At the Mediciti Hospital here today, five injured students from a Maharashtra engineering college who were at Lumbini Park on Saturday night and who survived the serial blasts that left 44 dead, were shown dossiers by the police in the hope that one of them would recognize even one of a string of pictures. These were photos believed to be of associates of 24-year-old Abdul Rehman alias Shahid Bilal — Hyderabad’s most wanted terrorist.
The same set of photos was circulated to survivors of the May 18 Mecca Masjid blast that killed nine people, barely 10 km from the latest blast sites. The Hyderabad police know that Shahid, a former resident of Moosarambagh in the Old City area of Hyderabad, an expert in improvised explosive devices, cannot be ignored in any terror investigation. That’s why as the current probe spreads far and wide, hanging over the heads of investigators is the shadow of the May 18 blast probe. For, it’s a textbook example of how investigation has been stalled as much by politics and red tape as by the new, amorphous network of domestic terror with links in Bangladesh and Pakistan.

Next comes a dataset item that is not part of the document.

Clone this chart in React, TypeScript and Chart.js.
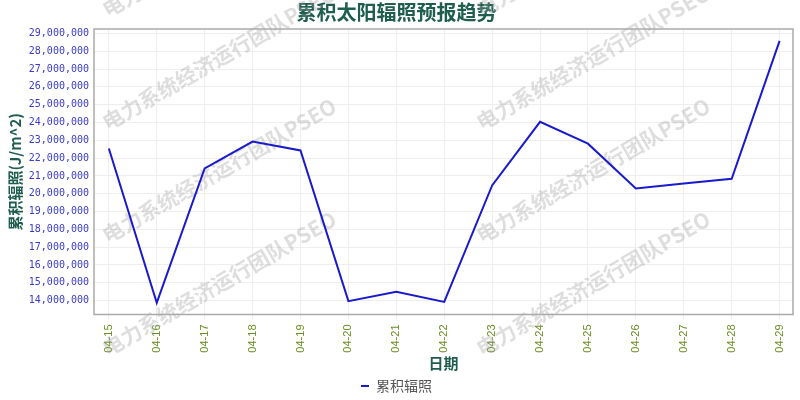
import React, { useEffect, useRef } from "react";
import { Chart, registerables } from "chart.js";

Chart.register(...registerables);

const dates = ["04-15", "04-16", "04-17", "04-18", "04-19", "04-20", "04-21", "04-22", "04-23", "04-24", "04-25", "04-26", "04-27", "04-28", "04-29"];
const radiation = [22540000, 13880000, 21420000, 22930000, 22430000, 13970000, 14500000, 13930000, 20470000, 24040000, 22810000, 20300000, 20570000, 20840000, 28580000];
const yTicks = [14000000, 15000000, 16000000, 17000000, 18000000, 19000000, 20000000, 21000000, 22000000, 23000000, 24000000, 25000000, 26000000, 27000000, 28000000, 29000000];

const titleText = "累积太阳辐照预报趋势";
const yTitle = "累积辐照(J/m^2)";
const xTitle = "日期";
const seriesName = "累积辐照";
const watermark = "电力系统经济运行团队PSEO";

const CJK = "'Noto Sans CJK SC', 'Noto Sans', sans-serif";
const TEAL = "#1e5e4e";

const watermarkPlugin = {
  id: "watermark",
  beforeDatasetsDraw(chart: any) {
    const ctx = chart.ctx;
    ctx.save();
    ctx.font = `bold 21px ${CJK}`;
    ctx.fillStyle = "rgba(160,160,160,0.35)";
    ctx.textBaseline = "alphabetic";
    const cols = [108, 482];
    const rows = [18, 131, 244, 357];
    for (const cx of cols) {
      for (const cy of rows) {
        ctx.save();
        ctx.translate(cx, cy);
        ctx.rotate(-Math.PI / 6);
        ctx.fillText(watermark, 0, 0);
        ctx.restore();
      }
    }
    ctx.restore();
  },
  afterDraw(chart: any) {
    const { ctx, chartArea } = chart;
    ctx.save();
    ctx.strokeStyle = "#aaaaaa";
    ctx.lineWidth = 1.5;
    ctx.strokeRect(chartArea.left, chartArea.top, chartArea.right - chartArea.left, chartArea.bottom - chartArea.top);
    ctx.restore();
  },
};

export default function App() {
  const ref = useRef<HTMLCanvasElement | null>(null);

  useEffect(() => {
    document.body.style.margin = "0";
    const canvas = ref.current;
    if (!canvas) return;
    const chart = new Chart(canvas, {
      type: "line",
      data: {
        datasets: [
          {
            label: seriesName,
            data: radiation.map((v, i) => ({ x: i, y: v })),
            borderColor: "#1a1acd",
            backgroundColor: "#1a1acd",
            borderWidth: 2,
            pointRadius: 0,
            tension: 0,
            fill: false,
          },
        ],
      },
      options: {
        responsive: false,
        animation: false,
        layout: { padding: { left: 0, right: 7, top: 0, bottom: -3 } },
        plugins: {
          title: {
            display: true,
            text: titleText,
            color: TEAL,
            font: { family: CJK, size: 20, weight: "bold", lineHeight: 1.2 },
            padding: { top: 0, bottom: 5 },
          },
          legend: {
            display: true,
            position: "bottom",
            labels: {
              usePointStyle: true,
              pointStyle: "line",
              pointStyleWidth: 8,
              padding: 4,
              color: "#555555",
              font: { family: CJK, size: 14 },
            },
          },
          tooltip: { enabled: false },
        },
        scales: {
          x: {
            type: "linear",
            min: -0.31,
            max: 14.28,
            afterBuildTicks: (scale: any) => {
              scale.ticks = dates.map((_, i) => ({ value: i }));
            },
            afterFit: (scale: any) => {
              scale.height = 60.5;
            },
            ticks: {
              autoSkip: false,
              minRotation: 90,
              maxRotation: 90,
              padding: 5,
              color: "#6b8e23",
              font: { family: "'Liberation Sans', Arial, sans-serif", size: 11 },
              callback: (v: any) => dates[v] ?? "",
            },
            grid: { color: "#eeeeee", drawTicks: true, tickLength: 5 },
            border: { display: false },
            title: {
              display: true,
              text: xTitle,
              color: TEAL,
              font: { family: CJK, size: 15, weight: "bold", lineHeight: 1.2 },
              padding: { top: 3, bottom: 3 },
            },
          },
          y: {
            type: "linear",
            min: 13220000,
            max: 29250000,
            afterBuildTicks: (scale: any) => {
              scale.ticks = yTicks.map((v) => ({ value: v }));
            },
            afterFit: (scale: any) => {
              scale.width = 94;
            },
            ticks: {
              padding: 5,
              color: "#3a3acf",
              font: { family: "'DejaVu Sans Mono', monospace", size: 10 },
              callback: (v: any) => Number(v).toLocaleString("en-US"),
            },
            grid: { color: "#eeeeee", drawTicks: false },
            border: { display: false },
            title: {
              display: true,
              text: yTitle,
              color: TEAL,
              font: { family: CJK, size: 15, weight: "bold", lineHeight: 1.2 },
              padding: { top: 6, bottom: 0 },
            },
          },
        },
      },
      plugins: [watermarkPlugin],
    });
    return () => chart.destroy();
  }, []);

  return (
    <div style={{ width: 800, height: 400, background: "#ffffff" }}>
      <canvas ref={ref} width={800} height={400} />
    </div>
  );
}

‘Communal sensitivity’ behind CBI probe
Shoaib Jagirdar, 52, a butcher from Jalna in Maharashtra, initially considered the man who sent the RDX for bombs used in the attack, has been booked — but only under the Passport Act for the use of allegedly forged documents. Jagirdar is accused of attempting to obtain a passport for the only person officially arrested to date in connection with the blast, Sheikh Sameer alias Nayeem, 26, said to be a Lashkar-e-Toiba operative, shown as first arrested on April 1 at Petrapole on the Indo-Bangla border in West Bengal by the Border Security Force.